Leucosidea sericea, or ouhout in Afrikaans, is a pioneer tree (or shrub) on grassy slopes and kloofs in the eastern parts of South Africa, away from the coast (SA Tree List No. 145). The species is often a mere straggling, greyish shrub, but rarely reaching 15 m.
The stems are brittle. Young branches appear unkempt with persistent, hairy stipules. The leaf structure is compound, bearing two to three pairs of leaflets, as well as a terminal leaflet (imparipinnate; no terminal leaflet present makes a compound leaf paripinnate). The terminal leaflet and the adjacent pair are usually the biggest on the leaf. Leaves are alternate or spirally arranged on the stems. The leaflet shape is obovate, leaf apices rounded and the margins distinctly toothed or serrated.
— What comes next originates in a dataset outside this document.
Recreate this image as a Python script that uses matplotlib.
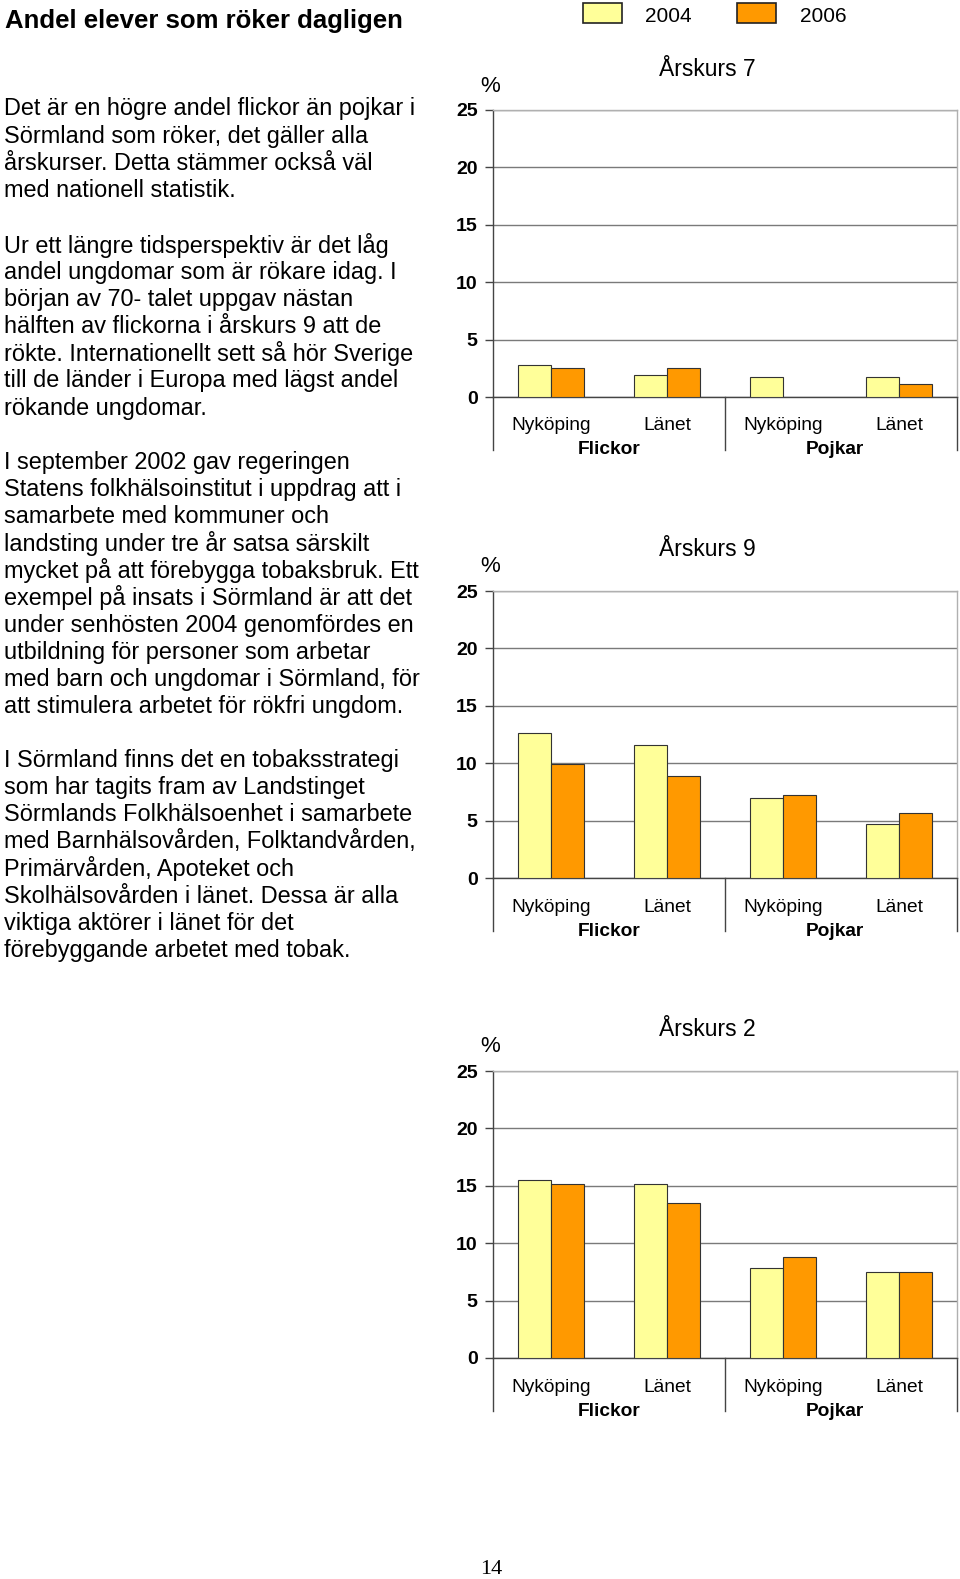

The flowers are small and greenish to cream or pale yellow, blooming at the end of winter and in spring. Flowers are densely clustered in erect racemes at the tips of the young branches. Each flower has two rows of sepals and five obovate petals. There are ten to twelve stamens per flower. The fruits are small nuts.
The tree plays a role in traditional medicine. It is also regarded as an indicator of a stream being suitable for stocking with trout (Coates Palgrave, 2002; Schmidt, et al, 2002).